= Carlos Vaquera =

Carlos Vaquera (born December 8, 1962, in León, Spain) is an international artist who mixes magic with poetry, mime with humour, and illusions with the power of the mind. He has won, among other awards, the European championship of close-up magic in London, the first prize of close-up in Las Vegas, and the "French Societies of Illusionism" rewarded him by giving him the "Mandrake d' Or" (the equivalent of the Oscars in the film industry). He worked as a host on the national Belgium television (RTBF) and as an actor in theaters. He is also a coach on body language and influence.

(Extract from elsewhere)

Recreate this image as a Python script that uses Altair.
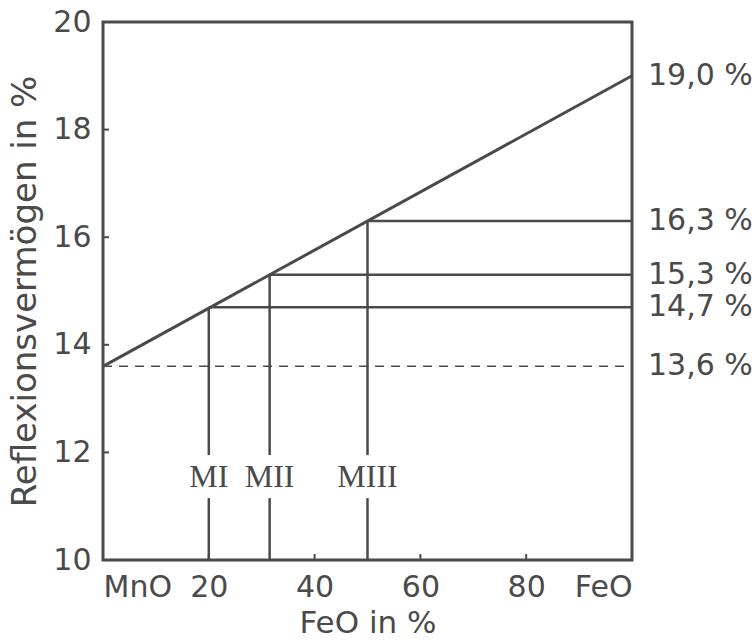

He has written many articles on the subject.

==Awards==
- Society of American Magicians, 1987, Las Vegas
- International Brotherhood of Magicians, 1987, Nashville
- Kevin Reay Trophy, International Close Up Competition, 1987, Belgium
- Mandrake d'Or, 2005 in Paris France

==One man shows ==
"Démons et Merveilles"
"iMAGIEnaire"
"L'Apprenti-Sage"

==Special events==

- The "Gala de la Croix Rouge" in the presence of Prince Rainier of Monaco, Princess Caroline, Princess Stephanie and Prince Albert
- "Bal de la Rose" in the presence of Prince Rainier of Monaco, Princess Caroline, Princess Stephanie and Prince Albert
- 50th birthday of Prince Albert of Belgium in the presence of Princess Paola and Princess Astrid
- 17th World Magic Convention
- Show of mentalism in front of the Belgian royal family for the 18 years of prince Amedéo.
- "Best of Belgium - Une fête Royale" for the 175th years of Belgium in the "Four Seasons" of Hong Kong in presence of the Belgium prime minister Guy Verhofstadt and the minister of finances Didier Reynders.
- International Film Festival in Cannes
- Le 18ème anniversaire du Prince Amadéo en présence de la famille Royale Belge.
- L’anniversaire de la Princesse au Palais Royal.